The video is simple; it shows frames of my hair from different distances and angles. Just hair gliding over a blank sheet of paper. In the last frames, you can see me running my hands through my hair as if I'm combing it with my fingers, sorting it out.
I have a tendency to sort my hair when I'm anxious. It seems like I'm tidying it, but it just makes me calmer. I always blow-dry my hair because when it is straight and tidy, I feel my life is put together, and I appear decent to the public. I know I'm not, but at least I appear so. The frames in the beginning are chaotic, like an abstract painting, something like Jackson Pollock would paint. That's my life; that's me. It’s a mess. But my anxieties want to tidy it up so my mind feels calmer.
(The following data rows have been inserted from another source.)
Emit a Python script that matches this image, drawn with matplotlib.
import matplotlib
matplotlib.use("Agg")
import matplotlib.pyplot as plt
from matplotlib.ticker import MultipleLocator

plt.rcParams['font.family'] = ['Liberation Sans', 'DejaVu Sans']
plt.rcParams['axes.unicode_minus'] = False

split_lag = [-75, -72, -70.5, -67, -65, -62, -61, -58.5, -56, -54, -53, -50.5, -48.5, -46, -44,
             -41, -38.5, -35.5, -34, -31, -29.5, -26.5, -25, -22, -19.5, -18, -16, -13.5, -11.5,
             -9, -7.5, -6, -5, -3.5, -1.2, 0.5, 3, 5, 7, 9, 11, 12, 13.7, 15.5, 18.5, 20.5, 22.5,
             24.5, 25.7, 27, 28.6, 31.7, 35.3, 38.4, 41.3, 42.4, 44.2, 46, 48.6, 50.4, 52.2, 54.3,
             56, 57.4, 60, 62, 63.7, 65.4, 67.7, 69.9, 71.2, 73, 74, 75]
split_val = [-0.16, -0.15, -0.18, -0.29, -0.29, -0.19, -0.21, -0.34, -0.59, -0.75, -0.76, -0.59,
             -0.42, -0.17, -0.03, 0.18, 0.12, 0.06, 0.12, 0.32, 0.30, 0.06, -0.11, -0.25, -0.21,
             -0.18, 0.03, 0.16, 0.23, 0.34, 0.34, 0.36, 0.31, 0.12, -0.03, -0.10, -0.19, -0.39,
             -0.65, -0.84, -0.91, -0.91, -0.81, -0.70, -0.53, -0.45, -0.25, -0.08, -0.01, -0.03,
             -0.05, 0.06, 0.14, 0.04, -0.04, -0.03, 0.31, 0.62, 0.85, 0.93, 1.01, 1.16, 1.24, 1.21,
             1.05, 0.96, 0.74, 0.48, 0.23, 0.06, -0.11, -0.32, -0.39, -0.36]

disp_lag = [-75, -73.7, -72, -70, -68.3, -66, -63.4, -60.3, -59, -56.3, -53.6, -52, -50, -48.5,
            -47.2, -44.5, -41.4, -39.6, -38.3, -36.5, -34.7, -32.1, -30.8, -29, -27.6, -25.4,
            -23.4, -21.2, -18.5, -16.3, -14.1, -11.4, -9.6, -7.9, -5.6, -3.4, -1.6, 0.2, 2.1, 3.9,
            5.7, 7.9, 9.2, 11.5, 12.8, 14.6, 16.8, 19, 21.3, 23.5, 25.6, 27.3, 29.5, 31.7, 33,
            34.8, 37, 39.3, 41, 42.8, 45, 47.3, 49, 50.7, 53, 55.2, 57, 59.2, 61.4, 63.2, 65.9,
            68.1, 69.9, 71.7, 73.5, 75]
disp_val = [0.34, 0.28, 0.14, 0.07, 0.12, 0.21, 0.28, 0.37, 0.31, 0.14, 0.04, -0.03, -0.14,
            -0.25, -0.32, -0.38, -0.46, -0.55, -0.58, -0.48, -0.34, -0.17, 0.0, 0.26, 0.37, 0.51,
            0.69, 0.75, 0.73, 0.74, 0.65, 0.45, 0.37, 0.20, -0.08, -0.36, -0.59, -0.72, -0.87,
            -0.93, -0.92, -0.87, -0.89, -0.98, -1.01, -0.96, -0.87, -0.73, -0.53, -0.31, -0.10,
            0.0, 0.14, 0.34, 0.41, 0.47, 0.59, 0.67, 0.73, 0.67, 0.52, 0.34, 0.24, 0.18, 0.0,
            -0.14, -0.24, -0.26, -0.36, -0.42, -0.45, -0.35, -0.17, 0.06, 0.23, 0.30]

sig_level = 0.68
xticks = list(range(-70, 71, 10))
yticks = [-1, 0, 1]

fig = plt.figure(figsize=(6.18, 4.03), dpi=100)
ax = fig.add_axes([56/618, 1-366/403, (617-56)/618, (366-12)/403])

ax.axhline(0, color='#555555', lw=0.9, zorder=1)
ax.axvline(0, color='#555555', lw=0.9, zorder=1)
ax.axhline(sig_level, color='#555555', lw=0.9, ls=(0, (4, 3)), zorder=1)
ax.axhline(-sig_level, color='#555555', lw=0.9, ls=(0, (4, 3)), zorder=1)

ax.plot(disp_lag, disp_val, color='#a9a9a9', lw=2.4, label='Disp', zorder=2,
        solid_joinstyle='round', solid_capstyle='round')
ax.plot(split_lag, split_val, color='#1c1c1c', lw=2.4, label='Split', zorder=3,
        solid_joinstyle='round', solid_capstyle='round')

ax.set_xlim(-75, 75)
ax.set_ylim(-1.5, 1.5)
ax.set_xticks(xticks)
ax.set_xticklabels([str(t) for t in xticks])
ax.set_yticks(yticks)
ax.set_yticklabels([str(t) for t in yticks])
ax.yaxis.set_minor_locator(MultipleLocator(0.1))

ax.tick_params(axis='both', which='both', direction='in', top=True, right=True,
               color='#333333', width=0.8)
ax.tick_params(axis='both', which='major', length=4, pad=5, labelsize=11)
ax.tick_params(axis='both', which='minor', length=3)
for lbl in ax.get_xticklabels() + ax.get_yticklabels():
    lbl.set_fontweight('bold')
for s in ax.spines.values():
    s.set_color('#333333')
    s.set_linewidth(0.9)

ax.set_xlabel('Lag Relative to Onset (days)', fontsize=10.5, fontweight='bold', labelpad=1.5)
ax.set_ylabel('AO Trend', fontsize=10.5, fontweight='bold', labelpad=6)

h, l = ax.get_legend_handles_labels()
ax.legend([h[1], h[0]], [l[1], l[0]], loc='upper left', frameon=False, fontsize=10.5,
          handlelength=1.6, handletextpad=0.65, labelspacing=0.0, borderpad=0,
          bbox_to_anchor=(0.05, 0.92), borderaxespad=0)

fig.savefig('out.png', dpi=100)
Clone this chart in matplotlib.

The subtitles are thoughts in my head, words said to me that keep reminding me whether I'm doing the right thing for myself or not. These are the words of people around me that stay in my mind like a curse, haunting me. As the dialogue progresses, I just give up and accept myself as I am, not caring anymore and doing what feels right for me. The video is mute because I am mute; I don’t talk about these things. It’s a battlefield within me. The camera is shaky, doubling the anxiety vibe.
Faced with limitations in supplies, I turned to my own hair as a medium, and I'm just combing my hair. I put the white sheet of paper below it so it seems as if I'm painting while doing this. I'm painting this paper with motions of anxiety caused by societal pressures, and I'm serving you what you have given me: fear. This art piece reminds me of Arte Povera, especially in light of the global economic crisis and existential issues we are facing. In a time when rent is becoming a concept beyond luxury, it makes me wonder if a new wave of Arte Povera might emerge. Who knows?